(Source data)
----------

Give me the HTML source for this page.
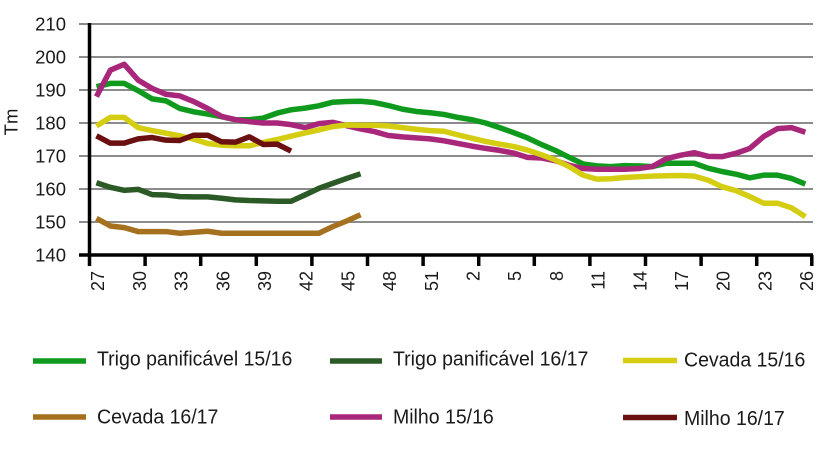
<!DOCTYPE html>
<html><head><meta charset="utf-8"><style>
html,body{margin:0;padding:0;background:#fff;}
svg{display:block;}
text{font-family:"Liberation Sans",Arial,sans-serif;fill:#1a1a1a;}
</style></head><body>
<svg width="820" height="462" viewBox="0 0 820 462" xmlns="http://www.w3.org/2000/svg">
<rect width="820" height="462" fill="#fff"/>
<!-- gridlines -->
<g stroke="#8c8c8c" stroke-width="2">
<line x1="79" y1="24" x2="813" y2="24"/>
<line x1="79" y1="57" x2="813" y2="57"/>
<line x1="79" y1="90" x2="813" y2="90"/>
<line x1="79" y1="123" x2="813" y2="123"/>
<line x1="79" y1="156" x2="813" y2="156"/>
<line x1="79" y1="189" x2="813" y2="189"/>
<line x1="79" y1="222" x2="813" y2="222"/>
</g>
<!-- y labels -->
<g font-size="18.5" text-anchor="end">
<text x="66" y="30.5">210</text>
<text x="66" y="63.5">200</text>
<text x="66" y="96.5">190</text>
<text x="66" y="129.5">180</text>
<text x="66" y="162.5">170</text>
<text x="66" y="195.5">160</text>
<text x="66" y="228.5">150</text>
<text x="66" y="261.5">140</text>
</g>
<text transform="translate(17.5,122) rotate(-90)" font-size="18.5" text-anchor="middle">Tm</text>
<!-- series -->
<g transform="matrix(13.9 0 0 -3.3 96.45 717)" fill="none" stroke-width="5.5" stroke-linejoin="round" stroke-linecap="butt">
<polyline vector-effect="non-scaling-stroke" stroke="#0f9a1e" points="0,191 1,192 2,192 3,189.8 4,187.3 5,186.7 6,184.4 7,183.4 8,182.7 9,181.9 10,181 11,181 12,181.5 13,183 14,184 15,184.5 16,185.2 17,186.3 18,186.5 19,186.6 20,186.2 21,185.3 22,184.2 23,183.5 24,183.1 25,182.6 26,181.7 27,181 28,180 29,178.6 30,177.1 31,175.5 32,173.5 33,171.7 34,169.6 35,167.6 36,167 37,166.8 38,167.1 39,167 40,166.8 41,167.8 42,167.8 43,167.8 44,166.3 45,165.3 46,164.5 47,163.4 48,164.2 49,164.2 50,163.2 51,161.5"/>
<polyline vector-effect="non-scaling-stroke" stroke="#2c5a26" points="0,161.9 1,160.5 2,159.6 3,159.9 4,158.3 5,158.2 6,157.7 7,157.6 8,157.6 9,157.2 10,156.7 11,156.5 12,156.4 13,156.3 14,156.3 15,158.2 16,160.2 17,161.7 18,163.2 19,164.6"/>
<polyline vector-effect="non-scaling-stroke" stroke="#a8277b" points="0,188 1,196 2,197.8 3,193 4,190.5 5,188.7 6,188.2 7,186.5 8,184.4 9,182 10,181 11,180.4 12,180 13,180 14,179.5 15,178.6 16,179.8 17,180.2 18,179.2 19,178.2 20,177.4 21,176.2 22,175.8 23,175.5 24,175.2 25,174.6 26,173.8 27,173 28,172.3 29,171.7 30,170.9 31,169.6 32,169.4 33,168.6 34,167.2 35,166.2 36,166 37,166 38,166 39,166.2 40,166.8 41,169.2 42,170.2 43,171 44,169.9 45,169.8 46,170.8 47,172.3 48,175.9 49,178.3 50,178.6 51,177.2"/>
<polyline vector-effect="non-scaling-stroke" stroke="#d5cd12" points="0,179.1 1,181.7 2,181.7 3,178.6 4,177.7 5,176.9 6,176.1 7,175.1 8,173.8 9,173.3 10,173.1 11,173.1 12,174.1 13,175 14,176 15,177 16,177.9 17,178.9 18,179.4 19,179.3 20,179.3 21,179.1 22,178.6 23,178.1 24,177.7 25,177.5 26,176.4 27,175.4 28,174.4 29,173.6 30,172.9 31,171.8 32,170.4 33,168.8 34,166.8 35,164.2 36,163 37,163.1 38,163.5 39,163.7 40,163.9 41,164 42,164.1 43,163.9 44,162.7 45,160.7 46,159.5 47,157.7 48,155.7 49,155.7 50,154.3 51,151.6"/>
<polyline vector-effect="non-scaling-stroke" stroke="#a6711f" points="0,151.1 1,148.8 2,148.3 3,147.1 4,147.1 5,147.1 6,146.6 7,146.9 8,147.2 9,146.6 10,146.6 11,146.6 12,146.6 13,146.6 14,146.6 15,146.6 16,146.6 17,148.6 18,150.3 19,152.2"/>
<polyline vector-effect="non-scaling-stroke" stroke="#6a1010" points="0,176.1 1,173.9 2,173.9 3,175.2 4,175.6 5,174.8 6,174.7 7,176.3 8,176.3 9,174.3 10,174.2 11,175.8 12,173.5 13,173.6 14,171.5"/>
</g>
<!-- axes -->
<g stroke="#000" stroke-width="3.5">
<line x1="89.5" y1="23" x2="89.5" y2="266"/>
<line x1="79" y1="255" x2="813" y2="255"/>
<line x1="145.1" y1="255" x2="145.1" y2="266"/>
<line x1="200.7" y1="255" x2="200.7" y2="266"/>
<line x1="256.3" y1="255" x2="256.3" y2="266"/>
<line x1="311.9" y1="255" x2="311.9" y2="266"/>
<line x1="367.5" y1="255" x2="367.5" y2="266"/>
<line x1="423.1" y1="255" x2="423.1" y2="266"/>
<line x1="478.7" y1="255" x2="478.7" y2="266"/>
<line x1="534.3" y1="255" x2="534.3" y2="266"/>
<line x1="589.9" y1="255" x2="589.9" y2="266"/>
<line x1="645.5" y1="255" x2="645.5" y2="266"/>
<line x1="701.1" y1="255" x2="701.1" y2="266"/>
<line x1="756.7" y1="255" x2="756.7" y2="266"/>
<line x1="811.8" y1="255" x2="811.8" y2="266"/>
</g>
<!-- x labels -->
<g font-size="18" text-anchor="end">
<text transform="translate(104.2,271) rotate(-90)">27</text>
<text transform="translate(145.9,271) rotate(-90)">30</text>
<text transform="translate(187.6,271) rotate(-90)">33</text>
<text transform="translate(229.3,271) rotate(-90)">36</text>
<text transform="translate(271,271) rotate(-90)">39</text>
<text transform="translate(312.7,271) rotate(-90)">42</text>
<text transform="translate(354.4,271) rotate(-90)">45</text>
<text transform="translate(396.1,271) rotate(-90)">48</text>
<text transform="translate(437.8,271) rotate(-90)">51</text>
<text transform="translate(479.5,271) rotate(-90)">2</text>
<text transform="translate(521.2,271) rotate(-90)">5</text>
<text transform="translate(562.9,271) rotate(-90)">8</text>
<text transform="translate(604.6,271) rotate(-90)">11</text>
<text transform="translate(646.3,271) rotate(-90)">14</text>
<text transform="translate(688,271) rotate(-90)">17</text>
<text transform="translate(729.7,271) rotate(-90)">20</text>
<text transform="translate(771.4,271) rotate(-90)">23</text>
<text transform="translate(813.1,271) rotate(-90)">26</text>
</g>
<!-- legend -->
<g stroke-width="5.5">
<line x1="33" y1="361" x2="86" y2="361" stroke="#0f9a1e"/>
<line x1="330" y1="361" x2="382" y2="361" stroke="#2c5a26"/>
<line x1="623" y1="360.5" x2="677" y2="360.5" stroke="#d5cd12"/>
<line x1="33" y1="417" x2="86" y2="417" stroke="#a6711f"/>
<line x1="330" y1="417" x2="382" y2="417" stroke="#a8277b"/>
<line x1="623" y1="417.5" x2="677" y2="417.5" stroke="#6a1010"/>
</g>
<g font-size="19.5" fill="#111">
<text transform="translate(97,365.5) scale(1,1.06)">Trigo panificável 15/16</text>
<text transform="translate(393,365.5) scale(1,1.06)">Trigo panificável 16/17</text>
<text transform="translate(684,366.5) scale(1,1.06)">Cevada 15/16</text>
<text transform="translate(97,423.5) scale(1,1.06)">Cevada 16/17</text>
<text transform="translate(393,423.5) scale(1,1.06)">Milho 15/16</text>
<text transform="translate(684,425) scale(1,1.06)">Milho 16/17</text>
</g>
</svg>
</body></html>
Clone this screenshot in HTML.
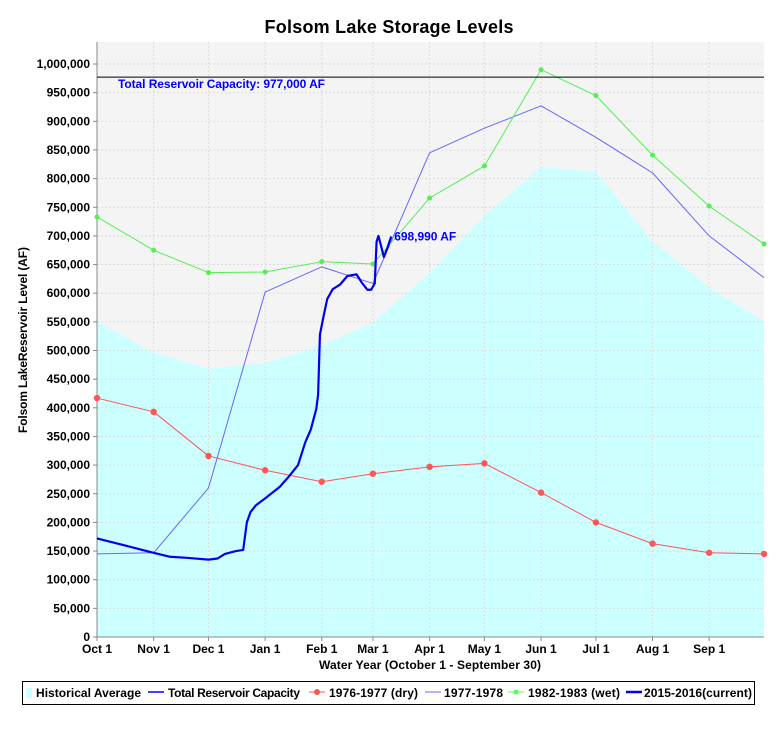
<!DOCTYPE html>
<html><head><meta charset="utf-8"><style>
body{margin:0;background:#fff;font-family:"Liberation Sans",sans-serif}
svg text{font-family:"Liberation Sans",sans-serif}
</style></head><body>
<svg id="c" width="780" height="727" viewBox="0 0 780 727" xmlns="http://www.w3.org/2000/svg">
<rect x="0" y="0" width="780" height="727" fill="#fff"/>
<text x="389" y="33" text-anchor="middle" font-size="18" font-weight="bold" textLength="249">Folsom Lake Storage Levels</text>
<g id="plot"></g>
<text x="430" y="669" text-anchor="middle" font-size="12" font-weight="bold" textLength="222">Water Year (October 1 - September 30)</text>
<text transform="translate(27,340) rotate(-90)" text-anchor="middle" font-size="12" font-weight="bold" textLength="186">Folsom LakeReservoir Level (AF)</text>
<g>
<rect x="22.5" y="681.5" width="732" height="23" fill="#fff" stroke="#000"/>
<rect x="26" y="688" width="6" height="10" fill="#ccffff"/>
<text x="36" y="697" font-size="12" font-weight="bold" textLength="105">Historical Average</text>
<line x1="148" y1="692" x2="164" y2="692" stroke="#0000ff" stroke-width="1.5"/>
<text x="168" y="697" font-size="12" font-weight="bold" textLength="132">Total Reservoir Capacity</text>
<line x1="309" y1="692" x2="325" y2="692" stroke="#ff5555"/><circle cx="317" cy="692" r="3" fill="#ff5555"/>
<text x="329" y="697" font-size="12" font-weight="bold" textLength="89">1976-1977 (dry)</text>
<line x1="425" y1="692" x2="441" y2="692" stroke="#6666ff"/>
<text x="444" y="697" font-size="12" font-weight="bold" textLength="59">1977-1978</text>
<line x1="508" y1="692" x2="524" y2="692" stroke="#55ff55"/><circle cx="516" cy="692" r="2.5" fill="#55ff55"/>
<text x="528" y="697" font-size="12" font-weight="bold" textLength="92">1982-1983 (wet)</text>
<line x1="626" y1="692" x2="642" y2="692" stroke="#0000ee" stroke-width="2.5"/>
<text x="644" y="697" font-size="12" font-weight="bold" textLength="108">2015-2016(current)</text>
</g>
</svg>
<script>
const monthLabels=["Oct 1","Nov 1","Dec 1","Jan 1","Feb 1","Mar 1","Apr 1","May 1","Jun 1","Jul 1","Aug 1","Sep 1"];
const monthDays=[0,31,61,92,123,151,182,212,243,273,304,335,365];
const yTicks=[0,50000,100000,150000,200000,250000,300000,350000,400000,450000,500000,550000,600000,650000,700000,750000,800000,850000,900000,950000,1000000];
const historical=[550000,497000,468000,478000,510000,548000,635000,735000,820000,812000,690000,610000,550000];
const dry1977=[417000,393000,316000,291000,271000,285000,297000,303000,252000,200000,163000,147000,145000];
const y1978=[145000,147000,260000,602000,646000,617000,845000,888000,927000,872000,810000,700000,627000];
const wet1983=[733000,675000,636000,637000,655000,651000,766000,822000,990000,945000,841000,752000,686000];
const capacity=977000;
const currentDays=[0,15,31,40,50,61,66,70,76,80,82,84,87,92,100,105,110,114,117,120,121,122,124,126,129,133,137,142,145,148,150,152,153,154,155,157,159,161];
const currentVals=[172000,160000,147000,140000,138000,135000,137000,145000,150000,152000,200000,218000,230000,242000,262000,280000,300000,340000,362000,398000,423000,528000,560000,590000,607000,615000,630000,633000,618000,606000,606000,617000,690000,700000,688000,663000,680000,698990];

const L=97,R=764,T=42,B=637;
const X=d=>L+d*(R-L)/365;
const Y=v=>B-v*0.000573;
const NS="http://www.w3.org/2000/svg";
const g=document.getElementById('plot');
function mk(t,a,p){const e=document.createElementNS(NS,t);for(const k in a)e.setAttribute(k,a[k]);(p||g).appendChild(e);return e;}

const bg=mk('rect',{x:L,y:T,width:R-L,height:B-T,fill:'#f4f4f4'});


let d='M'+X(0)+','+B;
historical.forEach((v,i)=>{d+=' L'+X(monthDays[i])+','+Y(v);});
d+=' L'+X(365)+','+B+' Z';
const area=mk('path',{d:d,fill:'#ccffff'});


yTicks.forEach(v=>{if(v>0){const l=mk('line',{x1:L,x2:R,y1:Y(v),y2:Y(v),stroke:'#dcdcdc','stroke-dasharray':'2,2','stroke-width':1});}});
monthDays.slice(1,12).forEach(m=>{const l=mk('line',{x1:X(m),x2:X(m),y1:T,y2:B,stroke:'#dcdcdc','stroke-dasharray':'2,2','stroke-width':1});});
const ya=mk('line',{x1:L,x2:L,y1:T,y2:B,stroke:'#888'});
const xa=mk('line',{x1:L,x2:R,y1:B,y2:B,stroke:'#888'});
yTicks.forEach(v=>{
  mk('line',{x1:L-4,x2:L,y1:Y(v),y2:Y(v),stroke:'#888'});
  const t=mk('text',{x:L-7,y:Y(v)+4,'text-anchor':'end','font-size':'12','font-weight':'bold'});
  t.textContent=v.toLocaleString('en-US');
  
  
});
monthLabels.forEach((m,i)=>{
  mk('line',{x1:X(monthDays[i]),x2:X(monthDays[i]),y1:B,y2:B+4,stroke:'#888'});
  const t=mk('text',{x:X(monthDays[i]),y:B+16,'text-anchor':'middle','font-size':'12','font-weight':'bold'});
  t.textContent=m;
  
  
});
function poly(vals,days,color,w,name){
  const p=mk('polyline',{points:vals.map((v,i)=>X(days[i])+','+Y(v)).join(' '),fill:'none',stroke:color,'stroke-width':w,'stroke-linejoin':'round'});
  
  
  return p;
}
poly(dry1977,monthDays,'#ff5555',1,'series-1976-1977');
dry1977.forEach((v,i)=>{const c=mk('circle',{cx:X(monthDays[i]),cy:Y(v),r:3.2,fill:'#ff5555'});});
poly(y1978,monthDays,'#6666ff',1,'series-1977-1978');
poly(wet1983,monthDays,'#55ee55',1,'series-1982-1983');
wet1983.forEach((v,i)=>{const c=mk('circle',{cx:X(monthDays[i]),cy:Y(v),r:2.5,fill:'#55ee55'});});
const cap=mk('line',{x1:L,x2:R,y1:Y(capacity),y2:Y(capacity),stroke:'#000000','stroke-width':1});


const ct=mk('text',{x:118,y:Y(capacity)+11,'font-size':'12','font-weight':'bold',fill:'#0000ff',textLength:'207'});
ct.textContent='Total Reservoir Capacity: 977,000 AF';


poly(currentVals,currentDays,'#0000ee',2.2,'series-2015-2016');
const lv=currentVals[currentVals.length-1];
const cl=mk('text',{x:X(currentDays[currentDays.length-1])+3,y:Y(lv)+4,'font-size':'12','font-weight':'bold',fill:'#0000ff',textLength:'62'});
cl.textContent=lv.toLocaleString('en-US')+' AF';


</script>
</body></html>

----------

— EXERCISE INSTRUCTIONS —
Using the records above, pull out each line where the word "this" occurs.

— IN RESPONSE —
Give me the HTML source for this page.
Clone this screenshot in HTML.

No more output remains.